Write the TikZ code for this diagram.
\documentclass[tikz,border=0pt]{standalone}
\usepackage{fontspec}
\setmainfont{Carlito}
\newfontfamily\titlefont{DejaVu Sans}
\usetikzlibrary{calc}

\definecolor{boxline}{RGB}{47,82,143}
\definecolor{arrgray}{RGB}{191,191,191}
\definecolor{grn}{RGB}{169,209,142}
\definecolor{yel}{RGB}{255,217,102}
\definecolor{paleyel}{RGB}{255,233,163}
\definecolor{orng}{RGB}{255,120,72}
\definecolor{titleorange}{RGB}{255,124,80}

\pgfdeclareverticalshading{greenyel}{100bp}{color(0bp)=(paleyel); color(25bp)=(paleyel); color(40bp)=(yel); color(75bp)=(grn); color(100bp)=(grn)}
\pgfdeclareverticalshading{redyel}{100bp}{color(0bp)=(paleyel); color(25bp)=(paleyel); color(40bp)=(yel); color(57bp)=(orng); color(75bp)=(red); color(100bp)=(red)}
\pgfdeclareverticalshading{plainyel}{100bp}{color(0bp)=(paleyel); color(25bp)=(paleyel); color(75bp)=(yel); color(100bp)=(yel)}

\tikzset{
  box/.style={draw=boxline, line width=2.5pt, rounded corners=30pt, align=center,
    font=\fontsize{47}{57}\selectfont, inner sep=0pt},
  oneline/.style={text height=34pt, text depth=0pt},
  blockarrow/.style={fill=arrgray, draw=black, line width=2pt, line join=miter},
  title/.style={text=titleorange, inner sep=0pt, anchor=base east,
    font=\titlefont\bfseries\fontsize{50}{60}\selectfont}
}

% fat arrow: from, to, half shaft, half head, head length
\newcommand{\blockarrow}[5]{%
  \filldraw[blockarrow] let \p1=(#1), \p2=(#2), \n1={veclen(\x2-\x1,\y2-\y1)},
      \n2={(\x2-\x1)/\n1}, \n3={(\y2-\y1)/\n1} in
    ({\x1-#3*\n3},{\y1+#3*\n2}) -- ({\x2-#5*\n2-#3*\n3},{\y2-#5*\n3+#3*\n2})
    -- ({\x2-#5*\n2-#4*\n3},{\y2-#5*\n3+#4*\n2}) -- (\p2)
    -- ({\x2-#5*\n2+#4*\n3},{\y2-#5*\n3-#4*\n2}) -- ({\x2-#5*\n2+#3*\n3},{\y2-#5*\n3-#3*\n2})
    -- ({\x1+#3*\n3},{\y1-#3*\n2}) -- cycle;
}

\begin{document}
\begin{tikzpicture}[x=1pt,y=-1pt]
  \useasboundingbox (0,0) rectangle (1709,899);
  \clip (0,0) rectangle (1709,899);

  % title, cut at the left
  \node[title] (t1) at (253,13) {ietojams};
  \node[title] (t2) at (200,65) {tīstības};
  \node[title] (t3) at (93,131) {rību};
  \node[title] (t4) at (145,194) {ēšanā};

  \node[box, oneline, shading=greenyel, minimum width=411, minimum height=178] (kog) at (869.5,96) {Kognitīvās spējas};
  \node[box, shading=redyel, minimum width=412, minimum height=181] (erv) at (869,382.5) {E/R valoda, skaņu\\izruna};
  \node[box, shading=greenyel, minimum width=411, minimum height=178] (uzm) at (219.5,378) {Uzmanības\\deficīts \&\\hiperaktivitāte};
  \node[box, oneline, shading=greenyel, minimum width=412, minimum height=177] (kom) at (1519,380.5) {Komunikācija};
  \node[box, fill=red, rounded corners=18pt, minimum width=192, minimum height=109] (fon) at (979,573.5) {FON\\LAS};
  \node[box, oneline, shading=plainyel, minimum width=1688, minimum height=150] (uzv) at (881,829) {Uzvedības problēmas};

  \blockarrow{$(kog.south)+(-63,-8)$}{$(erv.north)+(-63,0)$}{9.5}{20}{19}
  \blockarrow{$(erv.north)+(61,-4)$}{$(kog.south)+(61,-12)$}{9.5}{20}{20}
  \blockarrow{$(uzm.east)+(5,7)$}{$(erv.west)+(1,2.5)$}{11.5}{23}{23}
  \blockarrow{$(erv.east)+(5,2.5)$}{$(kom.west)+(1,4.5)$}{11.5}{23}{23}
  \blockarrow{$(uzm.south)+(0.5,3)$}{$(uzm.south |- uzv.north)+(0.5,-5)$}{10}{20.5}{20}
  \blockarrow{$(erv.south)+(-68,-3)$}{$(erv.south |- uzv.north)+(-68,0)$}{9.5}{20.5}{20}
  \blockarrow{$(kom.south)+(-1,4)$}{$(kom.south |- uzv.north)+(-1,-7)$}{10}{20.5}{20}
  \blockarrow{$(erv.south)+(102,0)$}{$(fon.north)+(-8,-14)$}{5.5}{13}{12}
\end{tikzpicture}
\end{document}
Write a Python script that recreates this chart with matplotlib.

WHAT THE TASK REQUIRES >> Can you restate every record above word for word?

THE ANSWER >>
Write the TikZ code for this diagram.
\documentclass[tikz,border=0pt]{standalone}
\usepackage{fontspec}
\setmainfont{Carlito}
\newfontfamily\titlefont{DejaVu Sans}
\usetikzlibrary{calc}

\definecolor{boxline}{RGB}{47,82,143}
\definecolor{arrgray}{RGB}{191,191,191}
\definecolor{grn}{RGB}{169,209,142}
\definecolor{yel}{RGB}{255,217,102}
\definecolor{paleyel}{RGB}{255,233,163}
\definecolor{orng}{RGB}{255,120,72}
\definecolor{titleorange}{RGB}{255,124,80}

\pgfdeclareverticalshading{greenyel}{100bp}{color(0bp)=(paleyel); color(25bp)=(paleyel); color(40bp)=(yel); color(75bp)=(grn); color(100bp)=(grn)}
\pgfdeclareverticalshading{redyel}{100bp}{color(0bp)=(paleyel); color(25bp)=(paleyel); color(40bp)=(yel); color(57bp)=(orng); color(75bp)=(red); color(100bp)=(red)}
\pgfdeclareverticalshading{plainyel}{100bp}{color(0bp)=(paleyel); color(25bp)=(paleyel); color(75bp)=(yel); color(100bp)=(yel)}

\tikzset{
  box/.style={draw=boxline, line width=2.5pt, rounded corners=30pt, align=center,
    font=\fontsize{47}{57}\selectfont, inner sep=0pt},
  oneline/.style={text height=34pt, text depth=0pt},
  blockarrow/.style={fill=arrgray, draw=black, line width=2pt, line join=miter},
  title/.style={text=titleorange, inner sep=0pt, anchor=base east,
    font=\titlefont\bfseries\fontsize{50}{60}\selectfont}
}

% fat arrow: from, to, half shaft, half head, head length
\newcommand{\blockarrow}[5]{%
  \filldraw[blockarrow] let \p1=(#1), \p2=(#2), \n1={veclen(\x2-\x1,\y2-\y1)},
      \n2={(\x2-\x1)/\n1}, \n3={(\y2-\y1)/\n1} in
    ({\x1-#3*\n3},{\y1+#3*\n2}) -- ({\x2-#5*\n2-#3*\n3},{\y2-#5*\n3+#3*\n2})
    -- ({\x2-#5*\n2-#4*\n3},{\y2-#5*\n3+#4*\n2}) -- (\p2)
    -- ({\x2-#5*\n2+#4*\n3},{\y2-#5*\n3-#4*\n2}) -- ({\x2-#5*\n2+#3*\n3},{\y2-#5*\n3-#3*\n2})
    -- ({\x1+#3*\n3},{\y1-#3*\n2}) -- cycle;
}

\begin{document}
\begin{tikzpicture}[x=1pt,y=-1pt]
  \useasboundingbox (0,0) rectangle (1709,899);
  \clip (0,0) rectangle (1709,899);

  % title, cut at the left
  \node[title] (t1) at (253,13) {ietojams};
  \node[title] (t2) at (200,65) {tīstības};
  \node[title] (t3) at (93,131) {rību};
  \node[title] (t4) at (145,194) {ēšanā};

  \node[box, oneline, shading=greenyel, minimum width=411, minimum height=178] (kog) at (869.5,96) {Kognitīvās spējas};
  \node[box, shading=redyel, minimum width=412, minimum height=181] (erv) at (869,382.5) {E/R valoda, skaņu\\izruna};
  \node[box, shading=greenyel, minimum width=411, minimum height=178] (uzm) at (219.5,378) {Uzmanības\\deficīts \&\\hiperaktivitāte};
  \node[box, oneline, shading=greenyel, minimum width=412, minimum height=177] (kom) at (1519,380.5) {Komunikācija};
  \node[box, fill=red, rounded corners=18pt, minimum width=192, minimum height=109] (fon) at (979,573.5) {FON\\LAS};
  \node[box, oneline, shading=plainyel, minimum width=1688, minimum height=150] (uzv) at (881,829) {Uzvedības problēmas};

  \blockarrow{$(kog.south)+(-63,-8)$}{$(erv.north)+(-63,0)$}{9.5}{20}{19}
  \blockarrow{$(erv.north)+(61,-4)$}{$(kog.south)+(61,-12)$}{9.5}{20}{20}
  \blockarrow{$(uzm.east)+(5,7)$}{$(erv.west)+(1,2.5)$}{11.5}{23}{23}
  \blockarrow{$(erv.east)+(5,2.5)$}{$(kom.west)+(1,4.5)$}{11.5}{23}{23}
  \blockarrow{$(uzm.south)+(0.5,3)$}{$(uzm.south |- uzv.north)+(0.5,-5)$}{10}{20.5}{20}
  \blockarrow{$(erv.south)+(-68,-3)$}{$(erv.south |- uzv.north)+(-68,0)$}{9.5}{20.5}{20}
  \blockarrow{$(kom.south)+(-1,4)$}{$(kom.south |- uzv.north)+(-1,-7)$}{10}{20.5}{20}
  \blockarrow{$(erv.south)+(102,0)$}{$(fon.north)+(-8,-14)$}{5.5}{13}{12}
\end{tikzpicture}
\end{document}
Write a Python script that recreates this chart with matplotlib.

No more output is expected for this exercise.